Goal = Find each line containing the string "this". Copy it.

Data extract =
━━━━━━━━━━━━━━━━
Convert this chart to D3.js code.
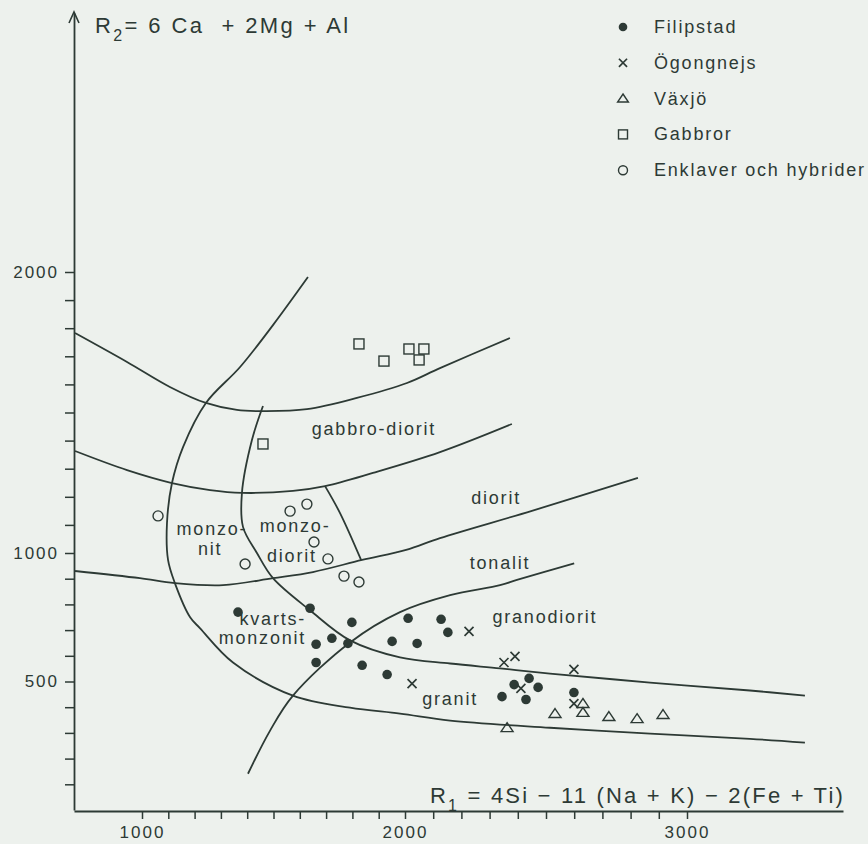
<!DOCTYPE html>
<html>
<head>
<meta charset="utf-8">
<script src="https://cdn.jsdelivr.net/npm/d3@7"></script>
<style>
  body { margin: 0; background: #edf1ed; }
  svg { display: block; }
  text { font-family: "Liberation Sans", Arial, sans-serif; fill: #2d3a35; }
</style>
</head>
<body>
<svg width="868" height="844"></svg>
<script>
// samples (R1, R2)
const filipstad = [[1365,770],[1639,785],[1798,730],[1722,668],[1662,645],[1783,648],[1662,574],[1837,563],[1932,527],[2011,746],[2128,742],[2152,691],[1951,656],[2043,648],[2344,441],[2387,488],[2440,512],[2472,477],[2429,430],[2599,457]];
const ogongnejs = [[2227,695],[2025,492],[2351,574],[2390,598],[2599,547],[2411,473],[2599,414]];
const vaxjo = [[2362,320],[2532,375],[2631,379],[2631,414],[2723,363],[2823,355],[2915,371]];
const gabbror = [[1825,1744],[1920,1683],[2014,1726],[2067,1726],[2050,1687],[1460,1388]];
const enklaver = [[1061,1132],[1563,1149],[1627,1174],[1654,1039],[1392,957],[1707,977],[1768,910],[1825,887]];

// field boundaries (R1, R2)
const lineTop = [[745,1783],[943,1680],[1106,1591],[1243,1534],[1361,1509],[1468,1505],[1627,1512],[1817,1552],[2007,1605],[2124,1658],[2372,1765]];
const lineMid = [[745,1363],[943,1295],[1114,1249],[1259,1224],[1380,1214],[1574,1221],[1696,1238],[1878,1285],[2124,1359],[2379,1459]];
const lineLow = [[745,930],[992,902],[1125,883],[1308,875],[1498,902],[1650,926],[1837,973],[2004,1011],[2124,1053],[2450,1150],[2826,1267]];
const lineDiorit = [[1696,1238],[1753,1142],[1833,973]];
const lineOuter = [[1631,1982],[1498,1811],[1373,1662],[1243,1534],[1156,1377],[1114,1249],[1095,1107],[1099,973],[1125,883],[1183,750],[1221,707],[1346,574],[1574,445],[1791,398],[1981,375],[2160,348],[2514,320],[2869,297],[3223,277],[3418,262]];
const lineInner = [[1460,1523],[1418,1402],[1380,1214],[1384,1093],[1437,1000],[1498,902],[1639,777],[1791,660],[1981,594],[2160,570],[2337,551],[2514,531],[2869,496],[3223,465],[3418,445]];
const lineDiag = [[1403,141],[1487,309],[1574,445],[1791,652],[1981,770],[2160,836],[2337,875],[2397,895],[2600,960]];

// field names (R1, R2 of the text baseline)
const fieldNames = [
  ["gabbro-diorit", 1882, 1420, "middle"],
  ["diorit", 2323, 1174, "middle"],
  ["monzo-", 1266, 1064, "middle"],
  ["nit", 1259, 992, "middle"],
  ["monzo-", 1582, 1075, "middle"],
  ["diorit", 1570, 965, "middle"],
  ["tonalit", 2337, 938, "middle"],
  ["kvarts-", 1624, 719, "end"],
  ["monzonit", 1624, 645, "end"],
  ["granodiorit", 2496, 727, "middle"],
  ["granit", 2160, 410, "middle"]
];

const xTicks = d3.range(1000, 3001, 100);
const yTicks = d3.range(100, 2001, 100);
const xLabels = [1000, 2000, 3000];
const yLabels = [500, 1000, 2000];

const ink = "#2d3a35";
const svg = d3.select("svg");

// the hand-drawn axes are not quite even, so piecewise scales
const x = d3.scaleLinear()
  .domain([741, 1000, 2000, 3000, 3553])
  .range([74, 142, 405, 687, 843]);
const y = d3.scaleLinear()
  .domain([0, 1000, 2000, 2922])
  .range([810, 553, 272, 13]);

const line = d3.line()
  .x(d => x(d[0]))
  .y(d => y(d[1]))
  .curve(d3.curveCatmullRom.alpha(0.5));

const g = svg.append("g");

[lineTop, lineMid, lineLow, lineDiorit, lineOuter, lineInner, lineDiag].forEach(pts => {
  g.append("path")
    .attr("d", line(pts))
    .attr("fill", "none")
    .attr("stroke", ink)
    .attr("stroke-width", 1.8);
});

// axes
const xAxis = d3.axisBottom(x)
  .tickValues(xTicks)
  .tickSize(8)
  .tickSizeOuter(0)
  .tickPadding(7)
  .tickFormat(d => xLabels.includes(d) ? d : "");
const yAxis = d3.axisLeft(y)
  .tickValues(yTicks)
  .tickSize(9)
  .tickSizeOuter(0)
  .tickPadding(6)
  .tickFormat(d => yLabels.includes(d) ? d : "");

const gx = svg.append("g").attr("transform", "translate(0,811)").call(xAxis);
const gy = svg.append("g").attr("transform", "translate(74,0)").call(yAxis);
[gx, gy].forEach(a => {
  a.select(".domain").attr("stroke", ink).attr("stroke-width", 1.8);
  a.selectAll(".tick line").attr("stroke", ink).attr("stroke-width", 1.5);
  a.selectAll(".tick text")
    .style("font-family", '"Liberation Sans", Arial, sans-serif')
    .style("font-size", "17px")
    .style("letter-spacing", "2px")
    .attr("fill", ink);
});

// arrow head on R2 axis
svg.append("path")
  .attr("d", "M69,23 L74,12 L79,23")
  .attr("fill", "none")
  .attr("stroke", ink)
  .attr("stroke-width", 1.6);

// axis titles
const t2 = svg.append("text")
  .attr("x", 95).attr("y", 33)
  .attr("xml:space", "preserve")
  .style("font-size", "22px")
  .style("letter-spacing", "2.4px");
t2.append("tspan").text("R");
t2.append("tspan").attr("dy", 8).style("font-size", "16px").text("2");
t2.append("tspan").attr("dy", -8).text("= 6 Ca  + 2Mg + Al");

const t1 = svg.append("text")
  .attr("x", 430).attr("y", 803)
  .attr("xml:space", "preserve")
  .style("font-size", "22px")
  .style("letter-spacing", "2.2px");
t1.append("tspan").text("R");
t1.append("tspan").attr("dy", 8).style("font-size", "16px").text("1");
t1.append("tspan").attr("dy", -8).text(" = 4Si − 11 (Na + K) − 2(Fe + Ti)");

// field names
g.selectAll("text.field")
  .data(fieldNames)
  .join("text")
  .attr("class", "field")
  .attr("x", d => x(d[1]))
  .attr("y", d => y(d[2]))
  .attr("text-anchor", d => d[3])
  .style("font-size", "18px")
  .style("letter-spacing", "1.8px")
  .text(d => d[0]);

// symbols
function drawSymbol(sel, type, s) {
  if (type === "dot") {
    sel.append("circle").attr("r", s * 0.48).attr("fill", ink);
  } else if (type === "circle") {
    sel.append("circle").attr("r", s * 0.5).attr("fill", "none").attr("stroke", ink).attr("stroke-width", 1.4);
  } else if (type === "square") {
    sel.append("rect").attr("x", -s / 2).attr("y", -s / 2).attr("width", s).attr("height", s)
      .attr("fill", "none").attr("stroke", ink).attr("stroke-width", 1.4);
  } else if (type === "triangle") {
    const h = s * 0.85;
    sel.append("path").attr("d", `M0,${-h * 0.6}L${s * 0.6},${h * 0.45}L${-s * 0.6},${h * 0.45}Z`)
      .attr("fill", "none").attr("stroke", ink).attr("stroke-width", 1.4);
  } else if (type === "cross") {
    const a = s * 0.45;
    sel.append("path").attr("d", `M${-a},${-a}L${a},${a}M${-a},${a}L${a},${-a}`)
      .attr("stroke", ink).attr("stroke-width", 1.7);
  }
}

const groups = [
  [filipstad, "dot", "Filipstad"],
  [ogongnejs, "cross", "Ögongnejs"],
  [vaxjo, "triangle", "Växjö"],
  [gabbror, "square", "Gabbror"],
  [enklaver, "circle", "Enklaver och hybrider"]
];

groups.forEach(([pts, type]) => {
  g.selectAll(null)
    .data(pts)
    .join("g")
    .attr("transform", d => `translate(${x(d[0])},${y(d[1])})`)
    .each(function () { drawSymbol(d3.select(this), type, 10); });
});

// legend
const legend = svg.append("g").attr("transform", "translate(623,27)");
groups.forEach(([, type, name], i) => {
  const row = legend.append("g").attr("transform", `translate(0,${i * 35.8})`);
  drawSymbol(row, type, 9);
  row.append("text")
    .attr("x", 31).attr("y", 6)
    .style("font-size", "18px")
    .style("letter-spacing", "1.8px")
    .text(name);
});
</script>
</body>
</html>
━━━━━━━━━━━━━━━━
Expected answer =
Convert this chart to D3.js code.
    .each(function () { drawSymbol(d3.select(this), type, 10); });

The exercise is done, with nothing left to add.